Like I said last time I am going to close down this blog, but a good friend suggested I not do so until Ross and Rumy have their baby. So I am going to keep this open till that date and hopefully put up a post of joy when that day happens.
I was honored by the many friends and relatives that took the time to come to the visitation and the funeral. I was also thankful that my children could participate in the service. I listened to the service on the Beechwood Live Feed and I thought that Deb would feel honor in the words and somehow that is important to me right now.
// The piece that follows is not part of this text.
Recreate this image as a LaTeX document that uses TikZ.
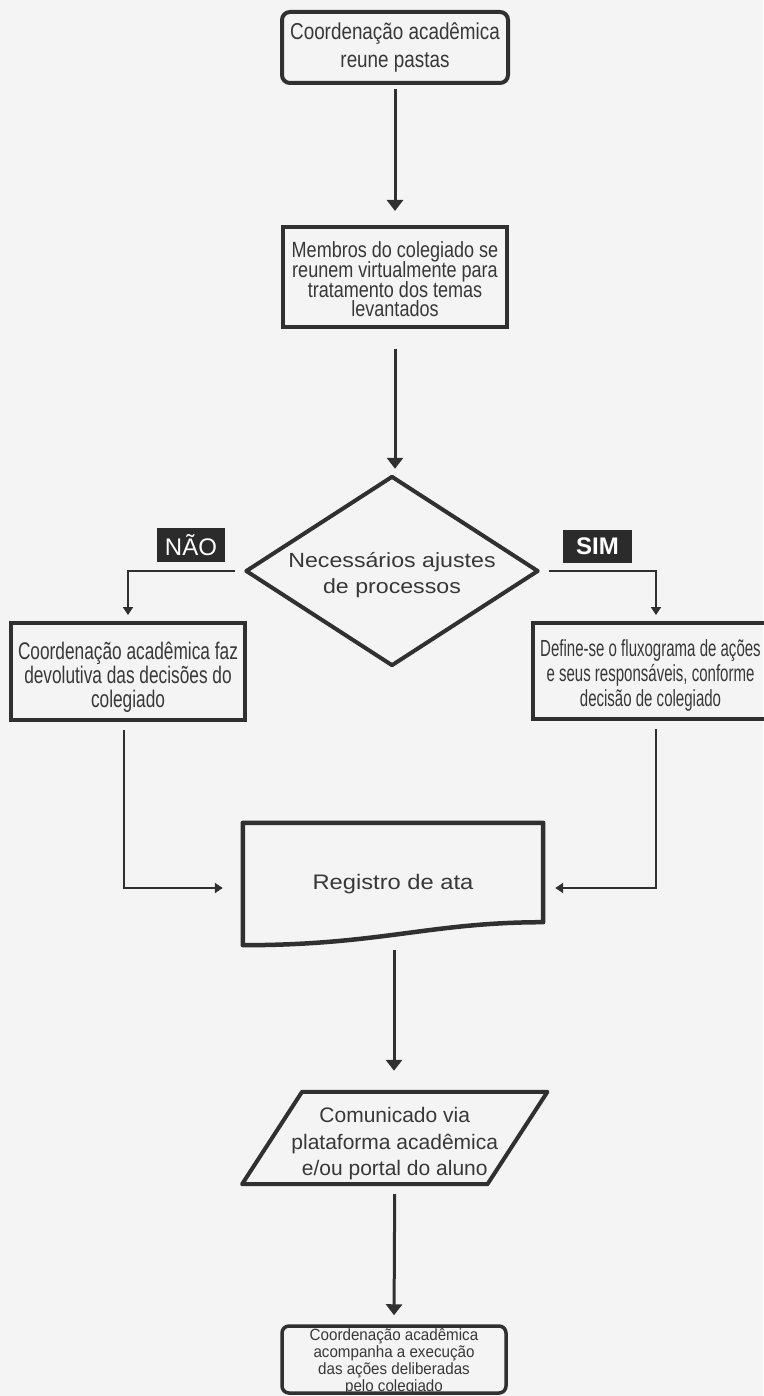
\documentclass[tikz,border=0pt]{standalone}
\usepackage{fontspec}
\setmainfont{Liberation Sans}
\newfontfamily\fA{Liberation Sans}[FakeStretch=0.82]
\newfontfamily\fL{Liberation Sans}[FakeStretch=0.72]
\newfontfamily\fR{Liberation Sans}[FakeStretch=0.645]
\newfontfamily\fW{Liberation Sans}[FakeStretch=1.13]
\newfontfamily\fS{Liberation Sans}[FakeStretch=0.93]
\usetikzlibrary{arrows.meta,calc}
\definecolor{bg}{HTML}{F4F4F4}
\definecolor{ln}{HTML}{303030}
\definecolor{tx}{HTML}{383838}
\definecolor{labbg}{HTML}{2B2B2B}
\newcommand{\lowered}[2]{\smash{\raisebox{#1}{\begin{tabular}{@{}c@{}}#2\end{tabular}}}}
\newcommand{\topstrut}[1]{\rule{0pt}{#1}}
\begin{document}
\begin{tikzpicture}[x=1pt,y=-1pt,
  boxst/.style={draw=ln, line width=4pt, text=tx, align=center, inner sep=0pt},
  plainst/.style={text=tx, align=center, inner sep=0pt},
  shapest/.style={draw=ln, line width=4pt, line join=round},
  labst/.style={fill=labbg, text=white, inner sep=0pt, minimum width=68pt, minimum height=34pt, font=\fontsize{24}{28}\selectfont},
  arr/.style={draw=ln, line width=3pt, -{Triangle[length=11pt,width=16pt]}},
  sarr/.style={draw=ln, line width=2.7pt, -{Triangle[length=8pt,width=10pt]}}]
\fill[bg] (0,0) rectangle (763,1396);
\useasboundingbox (0,0) rectangle (763,1396);

% top box
\node[boxst, rounded corners=8pt, minimum width=226pt, minimum height=71pt,
  font={\fA\fontsize{23}{28}\selectfont}] (n1) at (395,47.5)
  {Coordenação acadêmica\\reune pastas};

% second box
\node[boxst, minimum width=224pt, minimum height=100pt,
  font={\fA\fontsize{22}{19.6}\selectfont\lineskiplimit=-30pt}] (n2) at (395,277)
  {\topstrut{21pt}Membros do colegiado se\\reunem virtualmente para\\tratamento dos temas\\levantados};

% decision
\node[plainst, minimum width=291pt, minimum height=188pt,
  font={\fW\fontsize{20.5}{26}\selectfont}] (dec) at (392,571)
  {\lowered{-9pt}{Necessários ajustes\\de processos}};
\draw[shapest] (dec.north) -- (dec.east) -- (dec.south) -- (dec.west) -- cycle;

% labels
\node[labst] (nao) at (191,545) {NÃO};
\node[labst, minimum width=69pt, minimum height=33pt, font=\fontsize{24}{28}\selectfont\bfseries] (sim) at (597.5,546.5) {SIM};

% side boxes
\node[boxst, minimum width=234pt, minimum height=97pt,
  font={\fL\fontsize{24}{24.4}\selectfont\lineskiplimit=-30pt}] (L) at (128,671.5)
  {\topstrut{29pt}Coordenação acadêmica faz\\devolutiva das decisões do\\colegiado};
\node[boxst, minimum width=235pt, minimum height=96pt,
  font={\fR\fontsize{23.3}{25}\selectfont\lineskiplimit=-30pt}] (R) at (650.5,671)
  {\topstrut{25pt}Define-se o fluxograma de ações\\e seus responsáveis, conforme\\decisão de colegiado};

% document shape
\node[plainst, minimum width=300pt, minimum height=122pt,
  font={\fW\fontsize{21}{26}\selectfont}] (reg) at (393,884) {Registro de ata};
\draw[draw=ln, line width=4.5pt, line join=round]
  (reg.north west) -- (reg.north east) -- ($(reg.south east)+(0,-23)$)
  .. controls +(-113,0) and +(137,0) .. (reg.south west) -- cycle;

% parallelogram
\node[plainst, minimum width=245pt, minimum height=92pt,
  font={\fontsize{21}{26.5}\selectfont}] (com) at (394.75,1138)
  {\lowered{-11pt}{Comunicado via\\plataforma acadêmica\\e/ou portal do aluno}};
\draw[shapest] ($(com.north west)+(30,0)$) -- ($(com.north east)+(30,0)$)
  -- ($(com.south east)+(-30,0)$) -- ($(com.south west)+(-30,0)$) -- cycle;

% bottom box
\node[boxst, line width=3.5pt, rounded corners=7pt, minimum width=224pt, minimum height=67pt,
  font={\fS\fontsize{16.3}{16.8}\selectfont}] (B) at (394,1359.5)
  {\lowered{-7.5pt}{Coordenação acadêmica\\acompanha a execução\\das ações deliberadas\\pelo colegiado}};

% connectors
\draw[arr, shorten <=4pt, shorten >=14pt] (n1.south) -- (n2.north);
\draw[arr, shorten <=20pt, shorten >=8pt] (n2.south) -- (dec.north -| n2.south);
\draw[sarr, shorten <=11pt, shorten >=6pt] (dec.west) -| (L.north);
\draw[sarr, shorten <=11pt, shorten >=6pt] (dec.east) -| ([xshift=5.5pt]R.north);
\draw[sarr, shorten <=8pt, shorten >=20pt] ([xshift=-4pt]L.south) |- ([yshift=-4pt]reg.west);
\draw[sarr, shorten <=8pt, shorten >=12pt] ([xshift=5.5pt]R.south) |- ([yshift=-4pt]reg.east);
\draw[arr, shorten <=5pt, shorten >=21pt] ([xshift=1pt]reg.south) -- ([xshift=1pt]reg.south |- com.north);
\draw[arr, shorten <=10pt, shorten >=9pt] (com.south) -- (B.north);
\end{tikzpicture}
\end{document}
I have never been sure how one would feel after a loss like this. I must tell you that the last couple of weeks of her life were perhaps the toughest times I will ever witness. But it was also a witness to courage in it highest form. So someplace in that is a lesson. Can I also tell you an emotion? Of all the things that were hard about this, the hardest thing for me is the thought of her body laying in the cold ground. I know that is kind of a dumb thought and I am aware that that the soul now passes to another place, but somehow this has still been hard for me.
My kids gave me a good suggestion. I have a little dog now. I paid a few bucks for this dog but so far it has been worth it. I named it Minnie. If it was a male I was going to name it Stan because I have been worried they were going to retire my name, but instead I named it Minnie which is the name of one of my grandmothers. In fact looking at this dog it resembles her somewhat.
I am somewhat puzzled by dogs. I have been watching this dog pretty close and I let it out often. The other day I let it out and it walked in to the house and pooped right when it came in. I sat the dog down and we both looked over the evidence and I explained that this could not happen again. So far this method of training is working. There have been no more mistakes.
Thank you all once again for your love and care. I am doing OK. I am overwhelmed by the thought and care all of our friends have shown. You are fine people.